BACKGROUND: The temporal pattern of the biologic mechanism linking red blood cell (RBC) storage duration with clinical outcomes is yet unknown. This study investigates how such a temporal pattern can affect the power of randomized controlled trials (RCT) to detect a relevant clinical outcome mediated by the transfusion of stored RBCs.
STUDY DESIGN AND METHODS: This study was a computer simulation of four RCTs, each using a specific categorization of the RBC storage time. The trial's endpoint was evaluated assuming five hypothetical temporal patterns for the biologic mechanism linking RBC storage duration with clinical outcomes.

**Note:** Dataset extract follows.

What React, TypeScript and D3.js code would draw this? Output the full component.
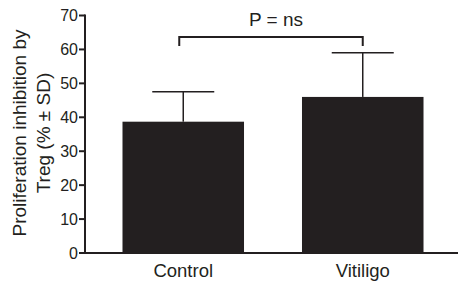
import React from 'react';
import * as d3 from 'd3';

const categories = ['Control', 'Vitiligo'];
const means = [38.7, 46.0];
const sds = [8.8, 13.0];
const yTicks = [0, 10, 20, 30, 40, 50, 60, 70];
const pLabel = 'P = ns';

const W = 458;
const H = 282;
const ink = '#231f20';
const font = 'Liberation Sans, Arial, Helvetica, sans-serif';

export default function App() {
  const x0 = 85;
  const y = d3.scaleLinear().domain([0, 70]).range([253, 15.5]);
  // bars sit at about 122-244 and 302-424
  const x = d3.scaleBand().domain(categories).range([86.6, 459.4]).paddingInner(0.323).paddingOuter(0.2);
  const bw = x.bandwidth();
  const capW = 62;
  const bracketY = 37;
  const cx = (c: string) => (x(c) || 0) + bw / 2;

  return (
    <svg width={W} height={H} style={{ position: 'absolute', left: 0, top: 0 }}>
      {/* y label */}
      <g transform="translate(0,133) rotate(-90)" fontFamily={font} fontSize={19} fill={ink} textAnchor="middle">
        <text x={0} y={26}>Proliferation inhibition by</text>
        <text x={0} y={50}>Treg (% ± SD)</text>
      </g>

      {/* bars */}
      {categories.map((c, i) => (
        <g key={c}>
          <line x1={cx(c)} x2={cx(c)} y1={y(means[i])} y2={y(means[i] + sds[i])} stroke={ink} strokeWidth={1.5} />
          <line x1={cx(c) - capW / 2} x2={cx(c) + capW / 2} y1={y(means[i] + sds[i])} y2={y(means[i] + sds[i])} stroke={ink} strokeWidth={1.5} />
          <rect x={x(c)} y={y(means[i])} width={bw} height={y(0) - y(means[i])} fill={ink} />
        </g>
      ))}

      {/* axes */}
      <line x1={x0} x2={x0} y1={y(70) - 1} y2={y(0) + 1} stroke={ink} strokeWidth={2} />
      <line x1={x0} x2={W} y1={y(0)} y2={y(0)} stroke={ink} strokeWidth={2} />
      {yTicks.map(t => (
        <g key={t}>
          <line x1={x0 - 6} x2={x0} y1={y(t)} y2={y(t)} stroke={ink} strokeWidth={2} />
          <text x={x0 - 7} y={y(t)} dy="0.36em" textAnchor="end" fontFamily={font} fontSize={16} fill={ink}>{t}</text>
        </g>
      ))}
      {categories.map(c => (
        <text key={c} x={cx(c)} y={277} textAnchor="middle" fontFamily={font} fontSize={18.5} fill={ink}>{c}</text>
      ))}

      {/* significance bracket */}
      <path
        d={`M${cx(categories[0]) - 4},${bracketY + 9}V${bracketY}H${cx(categories[1])}V${bracketY + 9}`}
        fill="none" stroke={ink} strokeWidth={2}
      />
      <text x={(cx(categories[0]) + cx(categories[1])) / 2 + 3} y={26} textAnchor="middle" fontFamily={font} fontSize={19} fill={ink}>{pLabel}</text>
    </svg>
  );
}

RESULTS: Power of RCTs to unveil a significant association between RBC storage duration and clinical outcomes was critically dependent on a complex interaction among three factors: 1) the way the RBC storage time is categorized in the trial design, 2) the temporal pattern assumed for the RBC storage lesion, and 3) the age distribution of RBCs in the inventory from which they are picked up for transfusion. For most combinations of these factors, the power of RCTs to detect a significant treatment effect was below 80%. All the four simulated RCTs had a very low power to disclose a harmful clinical effect confined to last week of the maximum 42-day shelf life of stored RBCs.
CONCLUSIONS: Ongoing RCTs may lack enough power to settle the issue of whether or not the transfusion of stored blood has a negative clinical impact. A precautionary reduction of the maximum storage time to 35 days is advisable.